Bonjour, mon petit bien-aimé adoré, bonjour, mon cher bien-aimé, bonjour, je m’épêche, je m’épêche parce que je veux travailler aujourd’hui. Je m’étais mise à lire le premier chapitre [1], mais j’ai vu que c’était seulement pour mon plaisir particulier et que cela n’avancerait pas la besogne. Aussi y ai-je renoncé, à mon grand regret. Je lirai donc au fur et à mesure que je copierai. C’est bien CHESSE, mais il le faut. Les jours sont très courtsa et je ne suis pas très habile. Tu m’as vu luttant hier contre la migraine plus que contre l’envie de dormir. Aussi, dès que j’ai été couchée, j’ai été très longtemps sans pouvoir m’endormir. Dorénavant je me coucherai dès que je sentirai que la tête me fait mal.

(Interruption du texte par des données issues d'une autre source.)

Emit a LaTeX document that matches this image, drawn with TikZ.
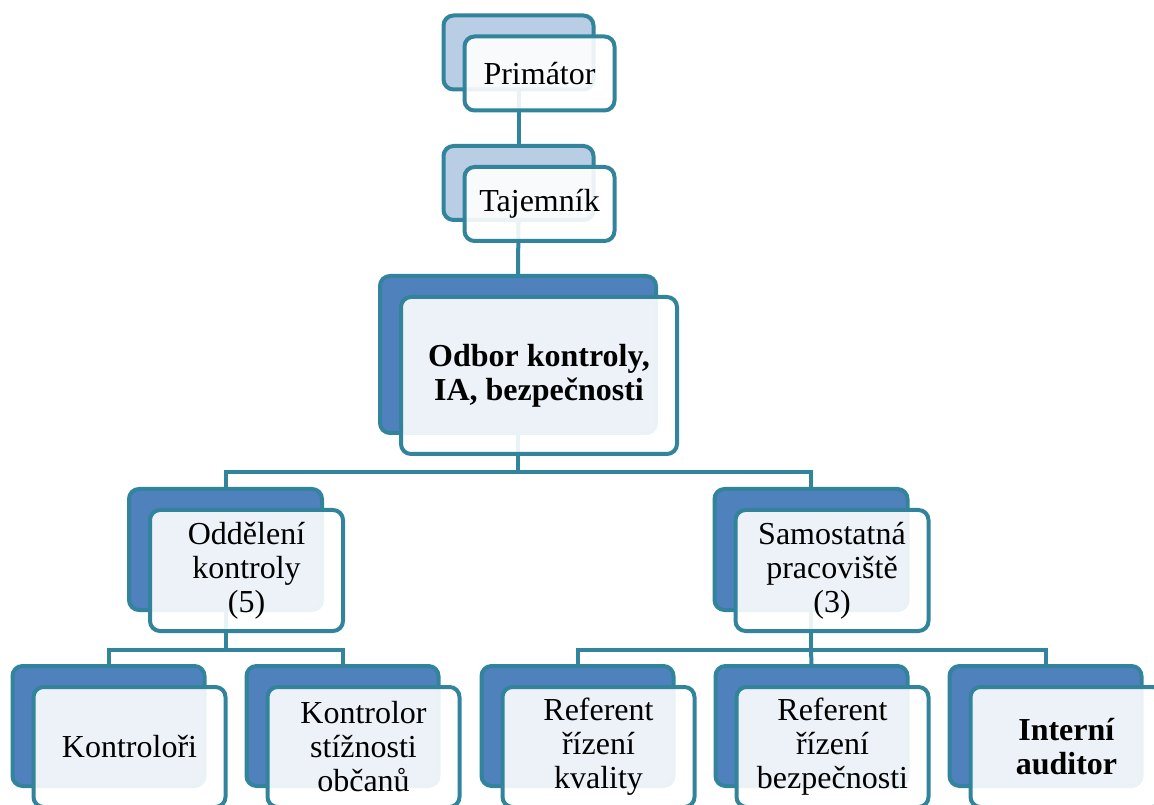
\documentclass[tikz,border=0pt]{standalone}
\usepackage{fontspec}
\setmainfont{Liberation Serif}
\usetikzlibrary{calc}
\definecolor{edge}{HTML}{31849B}
\definecolor{deep}{HTML}{4F81BD}
\definecolor{pale}{HTML}{B9CDE5}
\pgfdeclarelayer{links}
\pgfsetlayers{links,main}
\tikzset{
  backbox/.style={draw=edge, line width=3pt, rounded corners=7.5pt, fill=deep},
  frontbox/.style={draw=edge, line width=3pt, rounded corners=7.5pt, fill=white,
    fill opacity=0.9, text opacity=1, font=\fontsize{24}{25.5}\selectfont,
    align=center, inner sep=0pt},
  link/.style={draw=edge, line width=3pt},
}
% one org unit: a shadow card behind and a caption card offset down-right
% #1 name, #2/#3 centre of the back card, #4/#5 size in px, #6 back fill, #7 caption
\newcommand\orgunit[7]{%
  \node[backbox, fill=#6, minimum width=#4*0.75pt, minimum height=#5*0.75pt] (#1B) at (#2,#3) {};
  \node[frontbox, minimum width=#4*0.75pt, minimum height=#5*0.75pt] (#1F) at (#2+21,#3+21) {#7};
}
\begin{document}
\begin{tikzpicture}[x=0.75pt, y=-0.75pt]
\useasboundingbox (0,0) rectangle (1154,805);
\clip (0,0) rectangle (1154,805);

\orgunit{pri}{518.5}{52.5}{150}{74}{pale}{Primátor}
\orgunit{taj}{518.5}{183}{150}{74}{pale}{Tajemník}
\orgunit{odb}{518}{354.5}{276}{157}{deep}{\textbf{Odbor kontroly,}\\\textbf{IA, bezpečnosti}}
\orgunit{odd}{225.5}{549.5}{193}{121}{deep}{Oddělení\\kontroly\\(5)}
\orgunit{sam}{811}{549.5}{193}{121}{deep}{Samostatná\\pracoviště\\(3)}
\orgunit{kon}{108.5}{726}{192}{120}{deep}{Kontroloři}
\orgunit{kst}{342.5}{726}{192}{120}{deep}{Kontrolor\\stížnosti\\občanů}
\orgunit{rkv}{577.5}{726}{192}{120}{deep}{Referent\\řízení\\kvality}
\orgunit{rbz}{811.5}{726}{192}{120}{deep}{Referent\\řízení\\bezpečnosti}
\orgunit{aud}{1045.5}{726}{192}{120}{deep}{\textbf{Interní}\\\textbf{auditor}}

\begin{pgfonlayer}{links}
  \draw[link] (priB.south) -- (tajB.north);
  \draw[link] (tajB.south) -- (odbB.north);
  \coordinate (bus1) at ($(odbB.south)+(0,37)$);
  \draw[link] (odbB.south) -- (bus1);
  \draw[link] (oddB.north) |- (bus1) -| (samB.north);
  \coordinate (bus2) at ($(oddB.south)+(0,38)$);
  \draw[link] (oddB.south) -- (bus2);
  \draw[link] (konB.north) |- (bus2) -| (kstB.north);
  \coordinate (bus3) at ($(samB.south)+(0,38)$);
  \draw[link] (samB.south) -- (bus3);
  \draw[link] (rkvB.north) |- (bus3) -| (audB.north);
  \draw[link] (bus3) -- (rbzB.north);
\end{pgfonlayer}
\end{tikzpicture}
\end{document}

Mais je ne veux pas que tu t’en ailles pour cela, au contraire. D’ailleurs cela ne peut pas te gêner et encore moins te contrarier puisque tu es absorbé dans ton travail au point de ne pouvoir pas me dire un seul mot et entendre un seul des baisers que je t’envoie. Maintenant, c’est convenu. Baisez-moi et venez me voir en allant à l’Académie, c’est votre chemin, ainsi vous pouvez bien venir. Baisez-moi encore.

Juliette

BnF, Mss, NAF 16361, f. 241-242
Transcription de Jeanne Stranart assistée de Florence Naugrette

a) « très court ».


11 décembre [1845], jeudi après-midi, 2 h. ½

Cher petit homme adoré, je n’ai pas encore perdu tout à fait l’espoir de te voir tout à l’heure, quoiqu’il soit déjà bien tard. Il me semble, tant j’ai besoin de te voir, que tu ne peux pas aller à l’Académie sans venir baigner tes beaux yeux. Dès que je t’aurai gribouillé cette petite feuille de tendresse, je me mettrai à copire d’arrache-pied jusqu’au moment où je me coucherai. C’est pour cela que j’ai voulu finir tous mes triquemarques pour n’avoir plus à me déranger du tout aujourd’hui. J’ai essayé de mettre de la JOUE-BARBE sur mon pied pour voir si cela le soulagerait plus que de la simple joubarDE, mais je ne m’aperçois pas que cela me fasse aucun bien et je reste JOBARBE [2] comme devant et souffrant plus que jamais. Je suis décidément incurable en tout, ce qui n’est pas bien consolant. Eh bien ! moquez-vous de moi tant que vous voudrez, j’en suis bien aise, car vous voici. QUEL BONHEUR !
Cher bien-aimé, tu viens de dorer toute ma journée par cette courte apparition. Sois béni, je t’aime, je suis heureuse, je t’adore à deux genoux.

Juliette

BnF, Mss, NAF 16361, f. 243-244
Transcription de Jeanne Stranart assistée de Florence Naugrette

Notes

[1Victor Hugo a commencé la rédaction des Misères, qui deviendront Les Misérables, le 17 novembre 1845. À ce stade du processus de création du roman, le premier chapitre écrit correspond au premier chapitre « Le soir d’un jour de marche » du livre deuxième « La Chute » de la première partie « Fantine ». Mais, à en juger par les lettres suivantes, Hugo aurait donné à copier à Juliette le premier chapitre « M. Myriel » du livre premier « Un juste ».

[2La « Joubarbe » est une plante médicinale. Selon le grand dictionnaire universel du XIXe siècle « elle est astringente et rafraichissante ; ses feuilles mondées de leur peau, passent pour un remède souverain contre les cors aux pieds, les durillons et les hemorroïdes. Macérées dans l’eau, elles sont employées dans les fièvres ardentes et les inflammations qui menacent de la gangrène. On les a préconisées aussi contre la goutte, les douleurs de tête, le délire, etc. On en fait encore, avec du beurre ou de l’huile d’olive, une sorte de pommade pour guérir les brûlures (...) ».